The cook is responsible for the preparing and serving foods to patients and personnel. All policies and procedures, menus, recipes and guidelines are followed to provide accurate quality and quantities of foods. Particularly important is infection control/sanitation/safety standards as well as professionalism in demeanor, attitude and service to patients and staff.
When assigned to the late shift, may assume general supervision of the department though the dinner meal. In occasional absences of manager or assistant manager, may be responsible for department.
Major Duties and Responsibilities
1. Prepares and cooks food indicated on menus provided for patient and personnel, using standardized recipes based on standard portion size.
2. Prepares food production schedules or those provided by supervisor.

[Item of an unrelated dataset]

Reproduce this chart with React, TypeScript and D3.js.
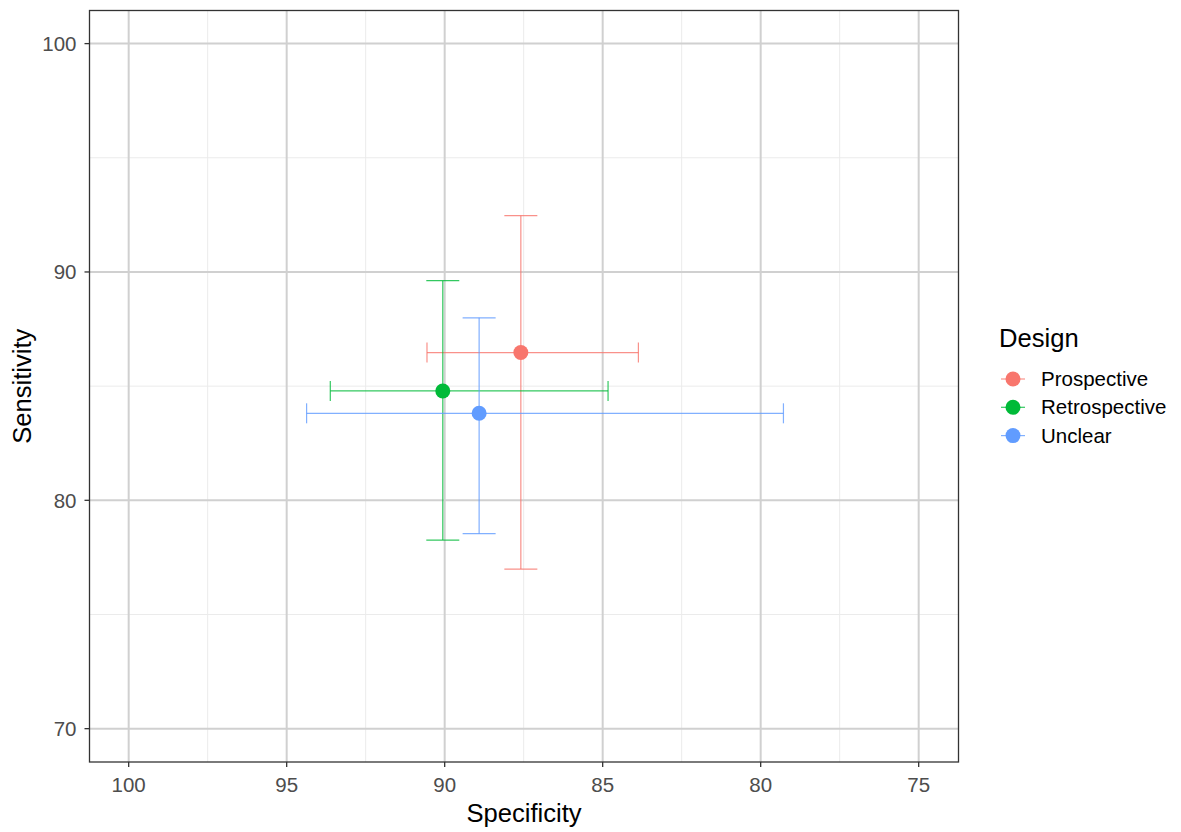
import { useEffect } from 'react';
import * as d3 from 'd3';

// study design groups, with summary estimates and 95% CI
const designs = ['Prospective', 'Retrospective', 'Unclear'];
const colors = ['#F8766D', '#00BA38', '#619CFF'];
const specificity = [87.59, 90.06, 88.91];
const specLow = [83.87, 84.83, 79.28];
const specHigh = [90.56, 93.62, 94.37];
const sensitivity = [86.47, 84.79, 83.81];
const sensLow = [76.99, 78.26, 78.54];
const sensHigh = [92.47, 89.62, 87.99];

const xTicks = [100, 95, 90, 85, 80, 75];
const xMinor = [97.5, 92.5, 87.5, 82.5, 77.5];
const yTicks = [70, 80, 90, 100];
const yMinor = [75, 85, 95];

const W = 1181;
const H = 832;
const left = 89.5;
const right = 958.5;
const top = 10.5;
const bottom = 762;

const App = () => {
  useEffect(() => {
    document.body.style.margin = '0';
  }, []);

  const x = d3.scaleLinear().domain([101.24, 73.74]).range([left, right]);
  const y = d3.scaleLinear().domain([101.45, 68.54]).range([top, bottom]);
  const font = 'Liberation Sans, Arial, sans-serif';
  const tickSize = 20.5;
  const titleSize = 25.6;

  return (
    <svg width={W} height={H} style={{ display: 'block', fontFamily: font }}>
      <rect x={left} y={top} width={right - left} height={bottom - top} fill="#fff" />
      {xMinor.map((v) => (
        <line key={'xm' + v} x1={x(v)} x2={x(v)} y1={top} y2={bottom} stroke="#ebebeb" strokeWidth={1} />
      ))}
      {yMinor.map((v) => (
        <line key={'ym' + v} x1={left} x2={right} y1={y(v)} y2={y(v)} stroke="#ebebeb" strokeWidth={1} />
      ))}
      {xTicks.map((v) => (
        <line key={'xg' + v} x1={x(v)} x2={x(v)} y1={top} y2={bottom} stroke="#d0d0d0" strokeWidth={2} />
      ))}
      {yTicks.map((v) => (
        <line key={'yg' + v} x1={left} x2={right} y1={y(v)} y2={y(v)} stroke="#d0d0d0" strokeWidth={2} />
      ))}

      {designs.map((d, i) => (
        <g key={d} stroke={colors[i]} strokeWidth={1.2} strokeOpacity={0.8}>
          <line x1={x(specLow[i])} x2={x(specHigh[i])} y1={y(sensitivity[i])} y2={y(sensitivity[i])} />
          <line x1={x(specLow[i])} x2={x(specLow[i])} y1={y(sensitivity[i]) - 10} y2={y(sensitivity[i]) + 10} />
          <line x1={x(specHigh[i])} x2={x(specHigh[i])} y1={y(sensitivity[i]) - 10} y2={y(sensitivity[i]) + 10} />
          <line x1={x(specificity[i])} x2={x(specificity[i])} y1={y(sensLow[i])} y2={y(sensHigh[i])} />
          <line x1={x(specificity[i]) - 16.5} x2={x(specificity[i]) + 16.5} y1={y(sensLow[i])} y2={y(sensLow[i])} />
          <line x1={x(specificity[i]) - 16.5} x2={x(specificity[i]) + 16.5} y1={y(sensHigh[i])} y2={y(sensHigh[i])} />
        </g>
      ))}
      {designs.map((d, i) => (
        <circle key={'p' + d} cx={x(specificity[i])} cy={y(sensitivity[i])} r={7.5} fill={colors[i]} />
      ))}

      <rect x={left} y={top} width={right - left} height={bottom - top} fill="none" stroke="#333" strokeWidth={1.3} />

      {xTicks.map((v) => (
        <g key={'xt' + v}>
          <line x1={x(v)} x2={x(v)} y1={bottom} y2={bottom + 5} stroke="#333" strokeWidth={1.3} />
          <text x={x(v)} y={792} textAnchor="middle" fontSize={tickSize} fill="#4d4d4d">{v}</text>
        </g>
      ))}
      {yTicks.map((v) => (
        <g key={'yt' + v}>
          <line x1={left - 5} x2={left} y1={y(v)} y2={y(v)} stroke="#333" strokeWidth={1.3} />
          <text x={76.5} y={y(v) + 7.3} textAnchor="end" fontSize={tickSize} fill="#4d4d4d">{v}</text>
        </g>
      ))}

      <text x={(left + right) / 2} y={822} textAnchor="middle" fontSize={titleSize} fill="#000">Specificity</text>
      <text transform={`translate(31,${(top + bottom) / 2}) rotate(-90)`} textAnchor="middle" fontSize={titleSize} fill="#000">Sensitivity</text>

      <text x={999} y={347} fontSize={titleSize} fill="#000">Design</text>
      {designs.map((d, i) => (
        <g key={'l' + d} transform={`translate(0,${379 + i * 28.3})`}>
          <line x1={1001} x2={1025} y1={0} y2={0} stroke={colors[i]} strokeWidth={1.2} strokeOpacity={0.8} />
          <circle cx={1013} cy={0} r={7.5} fill={colors[i]} />
          <text x={1041} y={7} fontSize={tickSize} fill="#000">{d}</text>
        </g>
      ))}
    </svg>
  );
};

export default App;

3. Schedules food preparation so that items such as vegetables and grilled foods are prepared in small batches continuously throughout the serving period as evidenced by shortages.
4. Estimates food requirements and controls serving portions, eliminating waste and leftovers.
5. Apportions food in accordance with yield specified in standardized recipes as evidenced by spot checks.
6. Checks equipment and cooking area often to make sure they maintain safety and sanitation requirements on a daily basis.
7. Reports repair and maintenance needs to maintenance department immediately.
8. Follows menus provided, making changes only with the consent of his/her supervisor.
9. Counsels with dietician regarding product evaluation and menu development.
10. Sweeps and mops the floor daily, cleans tables daily in cafeteria, cleans chairs weekly.
11. Cleans sinks, cleans under the stove area and top of stove area, cleans refrigerator area inside and under on a weekly basis.
12. Performs other duties as assigned.
13. Will adhere to all safety policies and safe work practice.
14. Will attend hospital safety trainings.
15. Will adhere to all hospital policies and procedures.